LOR : Peux tu nous traduire un peu tes paroles ? Au hasard, « Petal ater » ?

Erick : J’étais en train d’écrire lorsque j’ai entendu un fait divers : une dame hachée par son mari…  Ce morceau parle surtout du mauvais comportement que l’on peut avoir, que ce soit envers les femmes ou plus généralement envers la planète. Il y a les femmes battues, mais aussi la terre battue.

LOR : Vous quittez souvent votre île ?

Erick : On voudrait s’exporter, parce que mine de rien, tu as vite fait le tour. Par exemple, en ce moment nous avons trois projets : notre concert avec le groupe, un conte musical avec la contrebassiste, et un autre concert auquel on ajoutera sûrement de la danse. Et les salles de concert ne peuvent pas se permettre de programmer ces trois projets sur la même année. Le problème, c’est que venir en métropole coûte plus cher, ne serait-ce que le billet d’avion. Nous avons appris il y a peu que nous étions sélectionnés pour les Inouïs, depuis nous cherchons d’autres dates, mais il se fait déjà tard et les programmations sont pas mal bouclées.

LOR : On ne peut pas dire que Tricodpo soit un jeune groupe, mais le projet a beaucoup changé !

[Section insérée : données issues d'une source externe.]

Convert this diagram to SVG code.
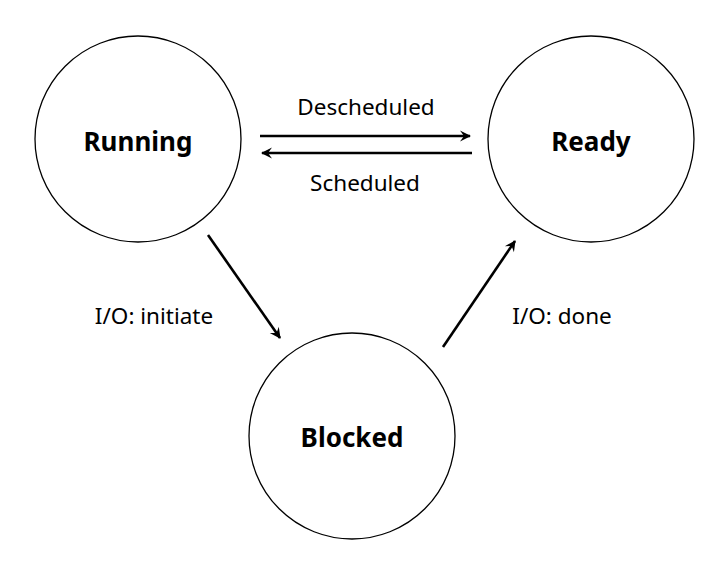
<svg xmlns="http://www.w3.org/2000/svg" width="710" height="570" viewBox="0 0 710 570">
<style>
.node{fill:#fff;stroke:#000;stroke-width:1.3}
.nl{font-family:"Noto Sans","Open Sans",sans-serif;font-weight:bold;font-size:26px;text-anchor:middle;fill:#000}
.el{font-family:"Noto Sans","Open Sans",sans-serif;font-size:22.5px;text-anchor:middle;fill:#000}
.edge{stroke:#000;stroke-width:2.6;fill:none;marker-end:url(#ah)}
</style>
<defs>
<marker id="ah" markerUnits="userSpaceOnUse" viewBox="-12 -7 14 14" refX="0" refY="0" markerWidth="14" markerHeight="14" orient="auto">
<path d="M1,0 L-10,-5.5 L-6,0 L-10,5.5 Z" fill="#000"/>
</marker>
</defs>
<rect width="710" height="570" fill="#fff"/>
<g id="running"><circle class="node" cx="138" cy="139" r="103"/><text class="nl" x="138" y="151">Running</text></g>
<g id="ready"><circle class="node" cx="591" cy="139" r="103"/><text class="nl" x="591" y="151">Ready</text></g>
<g id="blocked"><circle class="node" cx="352" cy="436" r="103"/><text class="nl" x="352" y="447">Blocked</text></g>
<g id="edges">
<line class="edge" x1="260" y1="136" x2="470" y2="136"/>
<line class="edge" x1="472" y1="153" x2="262" y2="153"/>
<line class="edge" x1="208" y1="235" x2="280" y2="338"/>
<line class="edge" x1="443" y1="347" x2="515" y2="241"/>
<text class="el" x="366" y="115">Descheduled</text>
<text class="el" x="365" y="191">Scheduled</text>
<text class="el" x="154" y="324">I/O: initiate</text>
<text class="el" x="562" y="324">I/O: done</text>
</g>
</svg>
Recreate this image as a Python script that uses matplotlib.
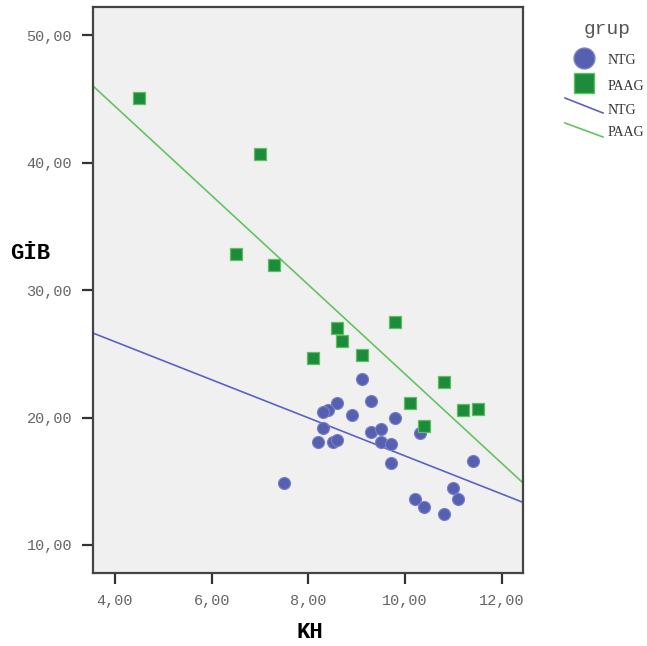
import numpy as np
import matplotlib.pyplot as plt
from matplotlib.lines import Line2D
from matplotlib.ticker import FuncFormatter

# NTG group
ntg_kh = [9.1, 8.6, 8.4, 8.3, 9.3, 8.9, 9.8, 8.3, 9.3, 9.5, 10.3, 8.2,
          8.5, 8.6, 9.5, 9.7, 9.7, 11.4, 7.5, 11.0, 11.1, 10.2, 10.4, 10.8]
ntg_gib = [23.0, 21.1, 20.6, 20.4, 21.3, 20.2, 20.0, 19.15, 18.9, 19.1, 18.8, 18.1,
           18.1, 18.25, 18.1, 17.9, 16.4, 16.6, 14.9, 14.5, 13.6, 13.6, 13.0, 12.4]

# PAAG group
paag_kh = [4.5, 7.0, 6.5, 7.3, 8.6, 8.7, 8.1, 9.1, 9.8, 10.8, 10.1, 11.2, 11.5, 10.4]
paag_gib = [45.1, 40.7, 32.8, 32.0, 27.0, 26.0, 24.7, 24.9, 27.5, 22.8, 21.1, 20.6, 20.7, 19.3]

xticks = [4, 6, 8, 10, 12]
yticks = [10, 20, 30, 40, 50]

blue = "#5560b0"
green = "#1c8b3c"
blue_line = "#5a62c4"
green_line = "#62c462"
mono = "Liberation Mono"
serif = "Liberation Serif"

fig = plt.figure(figsize=(6.47, 6.46), dpi=100)
ax = fig.add_axes([0.1437, 0.113, 0.6646, 0.876])
ax.set_facecolor("#f0f0f0")

xlim = (3.545, 12.44)
ax.set_xlim(xlim)
ax.set_ylim(7.8, 52.2)

ax.scatter(ntg_kh, ntg_gib, s=75, c=blue, edgecolors="#7a80c8", linewidths=0.8, zorder=3)
ax.scatter(paag_kh, paag_gib, s=70, marker="s", c=green, edgecolors="#5cc05c", linewidths=0.9, zorder=3)

xs = np.array(xlim)
k, b = np.polyfit(ntg_kh, ntg_gib, 1)
ax.plot(xs, k * xs + b, color=blue_line, lw=1.2, zorder=2)
k, b = np.polyfit(paag_kh, paag_gib, 1)
ax.plot(xs, k * xs + b, color=green_line, lw=1.2, zorder=2)

ax.set_xticks(xticks)
ax.set_yticks(yticks)
fmt = FuncFormatter(lambda v, p: f"{v:.2f}".replace(".", ","))
ax.xaxis.set_major_formatter(fmt)
ax.yaxis.set_major_formatter(fmt)
ax.tick_params(direction="out", length=8, width=1.6, color="#333333",
               labelcolor="#666666", labelsize=11, pad=7)
for lab in ax.get_xticklabels() + ax.get_yticklabels():
    lab.set_family(mono)
for sp in ax.spines.values():
    sp.set_linewidth(1.6)
    sp.set_color("#444444")

fig.text(30 / 647, 1 - 253 / 646, "GİB", family=mono, weight="bold", fontsize=16,
         ha="center", va="center")
fig.text(310 / 647, 1 - 632 / 646, "KH", family=mono, weight="bold", fontsize=16,
         ha="center", va="center")

# legend, drawn at the right of the axes
def px(x, y):
    return x / 647, 1 - y / 646

fig.text(*px(607, 30), "grup", family=mono, fontsize=14, color="#555555", ha="center", va="center")
fig.add_artist(Line2D([px(584, 58)[0]], [px(584, 58)[1]], marker="o", markersize=15,
                      color=blue, markeredgecolor="#7a80c8", transform=fig.transFigure))
fig.add_artist(Line2D([px(584, 83)[0]], [px(584, 83)[1]], marker="s", markersize=14,
                      color=green, markeredgecolor="#5cc05c", transform=fig.transFigure))
for (y0, y1), c in [((98, 113), blue_line), ((123, 137), green_line)]:
    a, b0 = px(565, y0)
    c1, d = px(603, y1)
    fig.add_artist(Line2D([a, c1], [b0, d], color=c, lw=1.2, transform=fig.transFigure))
for y, t in [(60, "NTG"), (86, "PAAG"), (110, "NTG"), (132, "PAAG")]:
    fig.text(*px(608, y), t, family=serif, fontsize=10, color="#333333", ha="left", va="center")

fig.savefig("out.png", dpi=100)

Erick : Depuis mes onze ans, je rêve d’avoir un groupe ! A chaque fois que j’ai eu une formation, je l’ai appelée Tricodpo. Que ce soit en métropole, au Viêt-Nam où on chantait dans des bars pour les expatriés, à la Réunion, j’ai toujours gardé ce nom. Mais la vie et les projets éloignent les amis et changent notre réseau. Il n’y a rien de négatif dans tous ces changements. Aujourd’hui, j’ai vraiment créé mon personnage, notre concert tient limite du spectacle. On travaille avec des auteurs, des scénographes. On s’est aussi inspiré de James Brown puisque quelqu’un nous présente au début du concert. On espère qu’on aura le temps de faire tout cela au Printemps de Bourges, mais c’est vrai que 30 minutes c’est plutôt court…

Tricodpo sera en concert le 29 avril dès 12H30 à la salle le 22.